● SET TASK:
Reply with one number: how many lines contain the word "diagram".

● EXTRACTED RECORDS:
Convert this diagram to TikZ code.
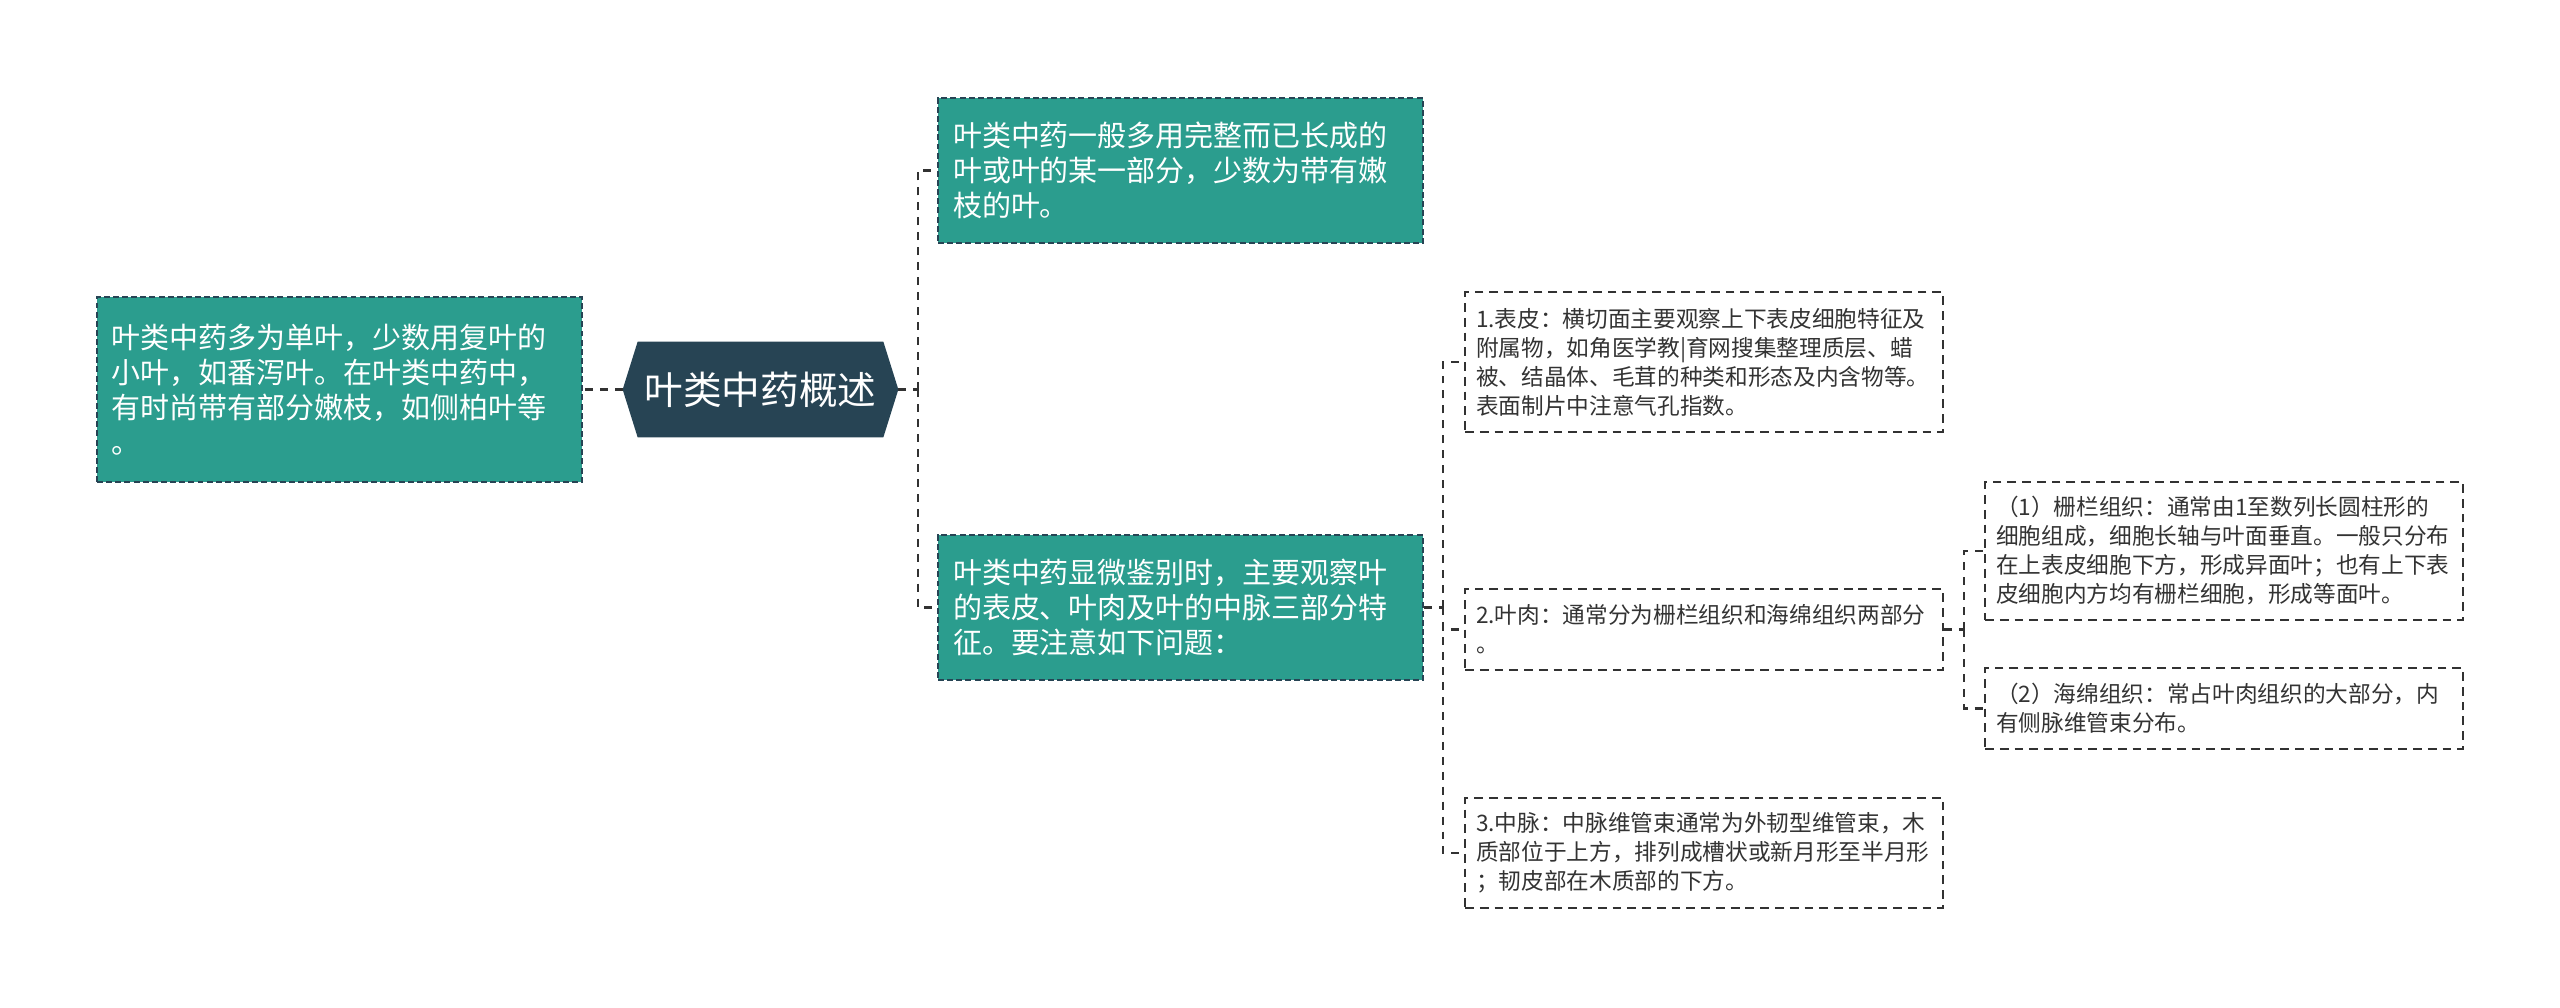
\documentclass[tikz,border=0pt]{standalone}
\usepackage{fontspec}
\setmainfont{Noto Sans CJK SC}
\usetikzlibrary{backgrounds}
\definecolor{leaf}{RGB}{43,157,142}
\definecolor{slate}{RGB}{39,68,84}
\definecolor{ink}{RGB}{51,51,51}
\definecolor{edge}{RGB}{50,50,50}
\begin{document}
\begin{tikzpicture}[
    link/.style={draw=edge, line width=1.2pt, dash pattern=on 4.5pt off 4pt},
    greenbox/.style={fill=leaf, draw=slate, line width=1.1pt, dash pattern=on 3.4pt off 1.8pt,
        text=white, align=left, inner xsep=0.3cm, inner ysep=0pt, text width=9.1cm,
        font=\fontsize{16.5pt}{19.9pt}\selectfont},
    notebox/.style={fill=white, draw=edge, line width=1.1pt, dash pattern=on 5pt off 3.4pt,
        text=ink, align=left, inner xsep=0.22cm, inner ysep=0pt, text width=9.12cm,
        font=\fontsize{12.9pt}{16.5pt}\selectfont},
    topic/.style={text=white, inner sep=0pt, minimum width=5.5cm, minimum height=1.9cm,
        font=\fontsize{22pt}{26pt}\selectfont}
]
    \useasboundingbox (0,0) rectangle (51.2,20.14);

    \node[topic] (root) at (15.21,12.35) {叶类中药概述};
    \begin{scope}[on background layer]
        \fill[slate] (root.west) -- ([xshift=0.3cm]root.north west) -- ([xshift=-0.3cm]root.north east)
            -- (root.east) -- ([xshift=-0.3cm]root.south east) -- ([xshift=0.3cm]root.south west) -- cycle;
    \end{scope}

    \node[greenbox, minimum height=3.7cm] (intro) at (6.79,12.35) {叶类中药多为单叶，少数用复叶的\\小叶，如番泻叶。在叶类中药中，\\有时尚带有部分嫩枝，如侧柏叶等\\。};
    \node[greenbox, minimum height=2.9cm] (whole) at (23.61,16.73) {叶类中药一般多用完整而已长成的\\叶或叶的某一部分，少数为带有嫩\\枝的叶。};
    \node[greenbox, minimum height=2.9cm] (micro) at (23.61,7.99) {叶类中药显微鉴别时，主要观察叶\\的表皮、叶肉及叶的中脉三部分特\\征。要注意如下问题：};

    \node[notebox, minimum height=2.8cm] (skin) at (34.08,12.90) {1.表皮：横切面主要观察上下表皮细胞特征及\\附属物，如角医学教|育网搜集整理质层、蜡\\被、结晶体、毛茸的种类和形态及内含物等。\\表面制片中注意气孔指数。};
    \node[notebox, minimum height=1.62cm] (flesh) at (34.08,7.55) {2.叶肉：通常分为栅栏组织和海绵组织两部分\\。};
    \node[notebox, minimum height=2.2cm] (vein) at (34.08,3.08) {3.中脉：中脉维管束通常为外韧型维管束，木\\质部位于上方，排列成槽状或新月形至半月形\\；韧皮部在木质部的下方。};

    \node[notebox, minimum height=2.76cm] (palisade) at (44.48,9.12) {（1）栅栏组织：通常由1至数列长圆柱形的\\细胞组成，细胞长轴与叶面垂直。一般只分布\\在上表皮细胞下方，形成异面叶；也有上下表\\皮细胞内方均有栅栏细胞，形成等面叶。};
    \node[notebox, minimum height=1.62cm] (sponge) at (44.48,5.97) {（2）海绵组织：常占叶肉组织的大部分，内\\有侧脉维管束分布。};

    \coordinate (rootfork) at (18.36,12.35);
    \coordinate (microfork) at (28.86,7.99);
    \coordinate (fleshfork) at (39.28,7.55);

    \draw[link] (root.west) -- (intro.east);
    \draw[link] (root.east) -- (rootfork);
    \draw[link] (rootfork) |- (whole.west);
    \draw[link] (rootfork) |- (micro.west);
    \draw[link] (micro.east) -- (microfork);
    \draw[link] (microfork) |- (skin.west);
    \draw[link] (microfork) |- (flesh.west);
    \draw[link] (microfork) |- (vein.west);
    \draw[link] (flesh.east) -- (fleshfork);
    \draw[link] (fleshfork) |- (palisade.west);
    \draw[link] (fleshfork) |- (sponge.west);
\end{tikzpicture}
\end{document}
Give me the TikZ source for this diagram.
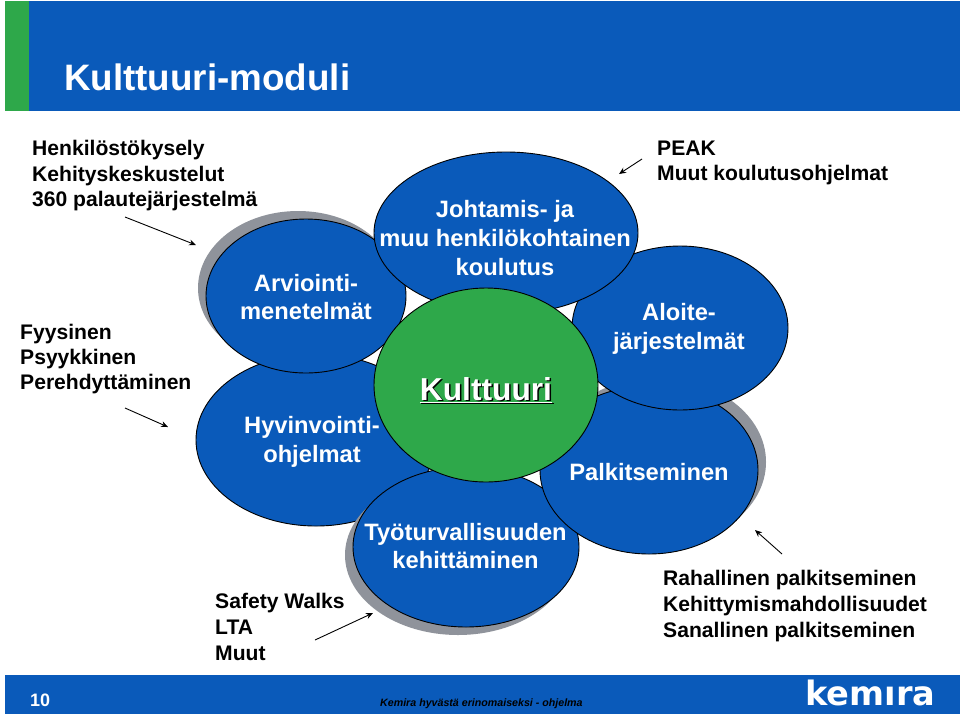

● RIGHT ANSWER:
2